Sécurité électronique : de la dynamique

Paradoxalement, ce secteur de la sécurité privée s’affiche comme le note le rapport sur les enjeux économiques de la sécurité privée de mai dernier, «comme une filière économique essentielle pour le pays alors que des événements internationaux de grande ampleur se profilent ces prochaines années, qu’il s’agisse de la coupe du monde de rugby, qui aura lieu en 2023 en France ou encore des Jeux Olympiques de Paris prévus en 2024.» Des échéances nationales bien loin des préoccupations régionales et locales. Le quotidien des entreprises régionales de sécurité se traduit par un seul terme : incertitude ! Mais pas pour toutes, la Covid-19 et la crise sanitaire semblent avoir été un déclencheur, voire une aubaine pour les entreprises évoluant dans la sphère porteuse de la sécurité électronique. «Le premier confinement a été un déclencheur. Les entreprises ont pris véritablement conscience de l’importance stratégique de protéger réellement leurs locaux laissés vacants du fait de la non-présence de leurs collaborateurs», explique un dirigeant d’une PME régionale spécialisée dans les nouvelles technologies appliquées au secteur. «Notre secteur est très ciblé, nous sommes un métier dans le métier. Il y a encore une dizaine d’années, la sécurité humaine prévalait par rapport à la sécurité électronique. Aujourd’hui, le virage est pris et la tendance ne s’arrêtera pas. La sécurité électronique en plein développement avec la démocratisation de l’intelligence artificielle vient en complément de l’intervention humaine.» Un état de fait établi et confirmé par le rapport de la mission d’information sur les enjeux économiques de la sécurité privée. «Les activités de sécurité électronique dont le périmètre recouvre notamment la télésurveillance et l’installation des systèmes électroniques constituent le segment le plus dynamique du marché de la sécurité privée.» Les chiffres fournis dans ce rapport le corroborent. Le seul secteur de la télésurveillance affichait en 2019 près d’un milliard d’euros de CA au niveau national avec une progression constante depuis 2018 de l’ordre de 8 % tandis que le sous-secteur de l’installation des systèmes électroniques affiche les 130 M€. «La nature de ces activités et les gains de productivité technologiques expliquent la bonne santé de ces secteurs», note le rapport. La crise sanitaire semble avoir du bon, pour certains...

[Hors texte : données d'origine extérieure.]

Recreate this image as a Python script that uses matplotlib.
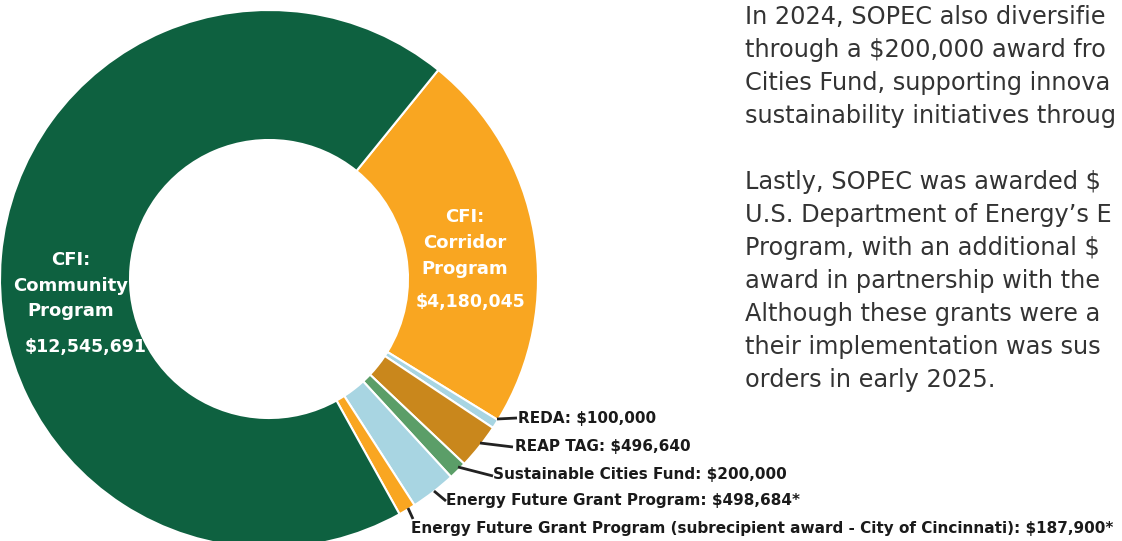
import matplotlib.pyplot as plt

W, H = 1122, 541

programs = ["CFI: Community Program", "CFI: Corridor Program", "REDA", "REAP TAG",
            "Sustainable Cities Fund", "Energy Future Grant Program",
            "Energy Future Grant Program (subrecipient award - City of Cincinnati)"]
amounts = [12545691, 4180045, 100000, 496640, 200000, 498684, 187900]
colors = ["#0e6140", "#f9a621", "#a8d5e2", "#c9871c", "#5b9e68", "#a8d5e2", "#f9a621"]

small_labels = ["REDA: $100,000", "REAP TAG: $496,640", "Sustainable Cities Fund: $200,000",
                "Energy Future Grant Program: $498,684*",
                "Energy Future Grant Program (subrecipient award - City of Cincinnati): $187,900*"]

# only the part of the paragraph that is visible in the frame
paragraph = ["In 2024, SOPEC also diversifie",
             "through a $200,000 award fro",
             "Cities Fund, supporting innova",
             "sustainability initiatives throug",
             "",
             "Lastly, SOPEC was awarded $",
             "U.S. Department of Energy\u2019s E",
             "Program, with an additional $",
             "award in partnership with the",
             "Although these grants were a",
             "their implementation was sus",
             "orders in early 2025."]

FONT = "DejaVu Sans"


def Y(y):
    return H - y


fig = plt.figure(figsize=(W / 100, H / 100), dpi=100)
ax = fig.add_axes([0, 0, 1, 1])

# order around the ring (clockwise from the top-right boundary)
order = [1, 2, 3, 4, 5, 6, 0]
vals = [amounts[i] for i in order]
cols = [colors[i] for i in order]
wedges, _ = ax.pie(vals, colors=cols, startangle=51, counterclock=False,
                   center=(269, Y(279)), radius=269,
                   wedgeprops=dict(width=130, edgecolor="white", linewidth=1.5))

# big labels inside the ring
big = dict(ha="center", va="baseline", color="white", fontsize=13, fontweight="bold", family=FONT)
for txt, x, y in [("CFI:", 71, 265), ("Community", 71, 291), ("Program", 71, 316),
                  ("CFI:", 465, 222), ("Corridor", 465, 248), ("Program", 465, 274)]:
    ax.text(x, Y(y), txt, **big)
ax.text(86, Y(352), "$12,545,691", **dict(big, fontsize=12.5))
ax.text(471, Y(307), "$4,180,045", **dict(big, fontsize=12.5))

# leader lines and labels for the small slices
line_start = [(497, 419), (480, 443), (458, 467), (434, 491), (408, 508)]
line_end = [(517, 418), (513, 447), (493, 476), (446, 501), (413, 519)]
text_pos = [(518, 419), (515, 447), (493, 474), (446, 501), (411, 528)]
for lab, s, e, t in zip(small_labels, line_start, line_end, text_pos):
    ax.plot([s[0], e[0]], [Y(s[1]), Y(e[1])], color="#222222", lw=2, solid_capstyle="butt")
    ax.text(t[0], Y(t[1]), lab, ha="left", va="center", color="#1a1a1a",
            fontsize=11, fontweight="bold", family=FONT)

# paragraph text on the right
for k, line in enumerate(paragraph):
    ax.text(745, Y(17 + 33 * k), line, ha="left", va="center", color="#333333",
            fontsize=17.3, family=FONT)

ax.set_xlim(0, W)
ax.set_ylim(0, H)
ax.set_aspect("equal")
ax.axis("off")
fig.savefig("out.png", dpi=100, facecolor="white")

Un rapport de propositions

Fin mai, les députés Jacqueline Maquet et Dino Cinieri déposent leur rapport sur les enjeux de la sécurité privée à l’Assemblée nationale. Objectif affiché de cette mission d’information : «offrir une visibilité forte à un secteur encore trop peu connu et traité et formuler des propositions pour faire évoluer positivement son cadre de régulation et d’exercice pour répondre aux demandes des acteurs.» Parmi la quinzaine de propositions mises en avant : la création d’un Observatoire économique de la sécurité privée, renforcer les moyens humains du CNAPS (Conseil national des activités privées de sécurité) dans le cadre du projet de loi de finances pour l’année 2022 «afin d’amplifier sa politique de contrôle des acteurs de la sécurité privée», soutenir le développement d’une culture de la sécurité privée chez les citoyens en valorisant ces activités dans le discours public ou encore renforcer l’information des élèves et des étudiants sur les métiers de la sécurité privée «en facilitant notamment le recours à l’apprentissage dans ces métiers.»